Bibiana sostiene que: “Nuestro objetivo de hablar a la sociedad, pero en especial a las familias de los miembros de Fuerzas Armadas y seguridad. Hay que desobedecer el mandato familiar de sometimiento. Y decirle al silencio, ‘Nunca Más’”.
EL CAMINO DE MARIANA
La publicación de una nota desgarradora de Mariana Dopazo, hija del represor Miguel Ectchecolatz –fallecido el pasado 2 de julio, en prisión- en la revista Anfibia actuó como una suerte de catalizador. Muchos hijos de represores fueron dejando sus comentarios al final del artículo y así comenzaron a contactarse entre ellos. Y varios se animaron a hablar por primera vez.

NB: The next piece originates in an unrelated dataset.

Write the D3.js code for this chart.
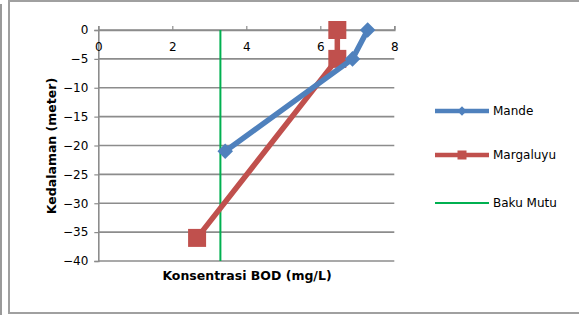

Mariana, que cambió su apellido por el de su abuelo materno para no arrastrar el siniestro “Etchecolatz”, escribió en esa nota: “Crear una vida propia, a las sombras de mi progenitor, uno de los genocidas más siniestros de nuestra historia, fue muy difícil”. Y contaba que a su madre, Etchecolatz la amenazaba: “Si te vas, te pego un tiro a vos y a los chicos”. Además, señalaba que en su infancia “cada vez que él volvía, nos encerrábamos a rezar en el armario con mi hermano Juan, para pedir que se muriera en el viaje. Eso sentíamos, todos los días de nuestras vidas”. Para concluir: “No se tranza con el dolor, ni se silencia el horror. No pudieron vernos retroceder. Y tampoco van a poder”. Ese fue el camino que inició Mariana. Y que hoy siguen muchos otros.